The very last paragraph to be written in the book was the one which appears on page 638 of the novel printed in the regular American edition—that paragraph beginning, “They did in fact do this . . . ." The last sentence to be written was the last sentence of this paragraph; thus, the last word to be written in the book was “Andersonville.”

(Also I think that a small fragment of the Meriwether Kinsman episode was written on this final day. I know that there were tag ends of about six different scenes which came to completion in the final couple of days.)

According to Donald Friede, it was a little after four o’clock on the twenty-fifth of May 1955, when I put through my call to him in New York. This came within minutes after I finished the last bit, which was dictated to Phyllis on the south porch. We yelled for Irene; there was a certain amount of kissing; I think the women shed some tears; then we hastily poured out drinks, and I called Donald.
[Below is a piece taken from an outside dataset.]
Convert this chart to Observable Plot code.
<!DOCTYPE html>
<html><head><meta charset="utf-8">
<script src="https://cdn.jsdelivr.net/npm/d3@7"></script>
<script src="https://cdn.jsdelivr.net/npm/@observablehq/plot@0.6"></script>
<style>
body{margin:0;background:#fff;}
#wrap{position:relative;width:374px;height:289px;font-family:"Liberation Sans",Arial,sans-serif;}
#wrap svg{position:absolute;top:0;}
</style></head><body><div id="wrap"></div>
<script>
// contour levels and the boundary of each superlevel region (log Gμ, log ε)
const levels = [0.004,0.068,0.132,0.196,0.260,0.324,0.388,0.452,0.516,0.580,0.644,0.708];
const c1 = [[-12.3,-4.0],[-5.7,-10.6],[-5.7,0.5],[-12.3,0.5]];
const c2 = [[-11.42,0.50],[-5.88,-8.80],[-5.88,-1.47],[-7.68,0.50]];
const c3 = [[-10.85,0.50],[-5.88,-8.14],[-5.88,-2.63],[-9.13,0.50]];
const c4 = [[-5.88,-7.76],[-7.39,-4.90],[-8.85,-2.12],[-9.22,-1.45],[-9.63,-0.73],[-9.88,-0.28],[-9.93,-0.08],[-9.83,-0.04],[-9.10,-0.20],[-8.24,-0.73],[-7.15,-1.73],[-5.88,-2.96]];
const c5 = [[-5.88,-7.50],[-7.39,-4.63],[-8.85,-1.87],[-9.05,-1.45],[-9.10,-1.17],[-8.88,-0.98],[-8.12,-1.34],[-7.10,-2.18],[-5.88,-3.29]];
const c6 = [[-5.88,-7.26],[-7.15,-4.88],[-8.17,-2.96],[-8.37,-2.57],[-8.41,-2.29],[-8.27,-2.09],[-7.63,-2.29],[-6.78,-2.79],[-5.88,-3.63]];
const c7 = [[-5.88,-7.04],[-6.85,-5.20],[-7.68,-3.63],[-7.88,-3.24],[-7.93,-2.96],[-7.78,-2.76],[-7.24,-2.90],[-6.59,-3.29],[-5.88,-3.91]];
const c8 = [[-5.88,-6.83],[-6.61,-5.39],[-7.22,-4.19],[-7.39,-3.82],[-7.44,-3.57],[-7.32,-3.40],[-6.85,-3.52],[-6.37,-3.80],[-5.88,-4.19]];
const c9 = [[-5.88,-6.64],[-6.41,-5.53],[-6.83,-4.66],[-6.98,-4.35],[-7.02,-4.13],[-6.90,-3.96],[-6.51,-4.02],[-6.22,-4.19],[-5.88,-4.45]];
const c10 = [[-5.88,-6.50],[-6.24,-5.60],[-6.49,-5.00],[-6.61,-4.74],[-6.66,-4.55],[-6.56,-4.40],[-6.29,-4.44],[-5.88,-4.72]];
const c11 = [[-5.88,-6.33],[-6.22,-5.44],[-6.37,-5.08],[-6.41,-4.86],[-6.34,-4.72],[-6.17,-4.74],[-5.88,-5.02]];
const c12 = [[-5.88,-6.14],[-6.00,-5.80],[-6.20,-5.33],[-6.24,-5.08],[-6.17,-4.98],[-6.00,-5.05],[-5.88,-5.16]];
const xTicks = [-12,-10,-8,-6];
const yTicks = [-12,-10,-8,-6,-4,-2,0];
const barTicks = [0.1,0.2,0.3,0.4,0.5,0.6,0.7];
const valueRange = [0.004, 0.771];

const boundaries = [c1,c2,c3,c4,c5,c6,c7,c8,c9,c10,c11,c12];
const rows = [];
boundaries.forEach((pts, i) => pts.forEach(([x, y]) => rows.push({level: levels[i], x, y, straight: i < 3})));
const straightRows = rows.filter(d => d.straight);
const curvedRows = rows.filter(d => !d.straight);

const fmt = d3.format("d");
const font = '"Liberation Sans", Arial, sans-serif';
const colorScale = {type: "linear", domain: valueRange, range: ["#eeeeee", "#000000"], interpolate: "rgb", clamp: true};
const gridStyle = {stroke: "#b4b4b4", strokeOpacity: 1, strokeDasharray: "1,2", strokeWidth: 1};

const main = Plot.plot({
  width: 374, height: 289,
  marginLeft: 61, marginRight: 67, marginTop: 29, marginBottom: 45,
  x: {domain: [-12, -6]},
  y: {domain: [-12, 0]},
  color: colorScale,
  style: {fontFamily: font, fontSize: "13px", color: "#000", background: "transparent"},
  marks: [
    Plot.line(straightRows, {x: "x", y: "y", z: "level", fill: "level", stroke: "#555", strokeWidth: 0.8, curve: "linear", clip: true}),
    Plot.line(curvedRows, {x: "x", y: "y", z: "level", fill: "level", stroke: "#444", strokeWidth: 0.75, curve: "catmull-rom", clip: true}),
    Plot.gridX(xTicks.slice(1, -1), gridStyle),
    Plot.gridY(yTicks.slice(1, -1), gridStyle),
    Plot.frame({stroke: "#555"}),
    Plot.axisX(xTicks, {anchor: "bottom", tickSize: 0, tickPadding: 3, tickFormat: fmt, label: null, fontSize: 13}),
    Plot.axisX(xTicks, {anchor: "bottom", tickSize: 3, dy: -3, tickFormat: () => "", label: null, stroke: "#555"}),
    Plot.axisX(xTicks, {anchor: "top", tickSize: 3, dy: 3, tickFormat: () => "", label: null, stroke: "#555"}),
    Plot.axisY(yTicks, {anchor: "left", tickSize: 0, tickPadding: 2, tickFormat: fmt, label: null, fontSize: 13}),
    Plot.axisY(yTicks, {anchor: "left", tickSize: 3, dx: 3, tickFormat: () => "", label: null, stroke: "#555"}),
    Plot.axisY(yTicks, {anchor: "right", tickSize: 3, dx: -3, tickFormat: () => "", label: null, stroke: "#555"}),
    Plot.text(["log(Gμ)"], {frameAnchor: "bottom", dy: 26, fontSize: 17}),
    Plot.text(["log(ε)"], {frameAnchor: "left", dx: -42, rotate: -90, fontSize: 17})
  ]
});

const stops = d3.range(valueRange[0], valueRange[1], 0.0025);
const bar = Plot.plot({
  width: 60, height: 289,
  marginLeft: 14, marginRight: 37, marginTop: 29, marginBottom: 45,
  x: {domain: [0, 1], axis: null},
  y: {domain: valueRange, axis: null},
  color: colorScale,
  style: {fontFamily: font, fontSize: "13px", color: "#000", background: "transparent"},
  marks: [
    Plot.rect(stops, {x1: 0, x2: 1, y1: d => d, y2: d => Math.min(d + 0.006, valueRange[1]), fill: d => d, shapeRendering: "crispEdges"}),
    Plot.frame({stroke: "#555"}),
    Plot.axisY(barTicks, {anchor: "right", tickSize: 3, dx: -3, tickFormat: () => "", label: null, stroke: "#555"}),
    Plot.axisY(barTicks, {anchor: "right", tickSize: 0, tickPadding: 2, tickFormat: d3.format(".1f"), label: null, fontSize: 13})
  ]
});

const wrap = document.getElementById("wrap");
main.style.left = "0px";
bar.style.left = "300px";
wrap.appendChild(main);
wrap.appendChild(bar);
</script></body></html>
We telephoned friends who had been waiting around with bated breath, and they started appearing at the house within a couple of hours. It was a real Andersonville party. A lot of the folks had been preparing gifts, apparently having more confidence in my being sane when the thing was done than I did. I remember that Dick and Patty Martin brought a stockade composed of upright cigars carefully laced together. I wish I could remember all the presents, but many of them were apropos. Permanently surviving are three items in silver or chromium plate—a tray for Irene, designating her as a survivor of Andersonville; a desk-lighter for me, with the circumstance and date engraved (these two items were given by the Glendinnings who had the final engraving made late that same afternoon); and a silver tray given by me to Phyllis, with an inscription identifying her as a prisoner who escaped from Andersonville.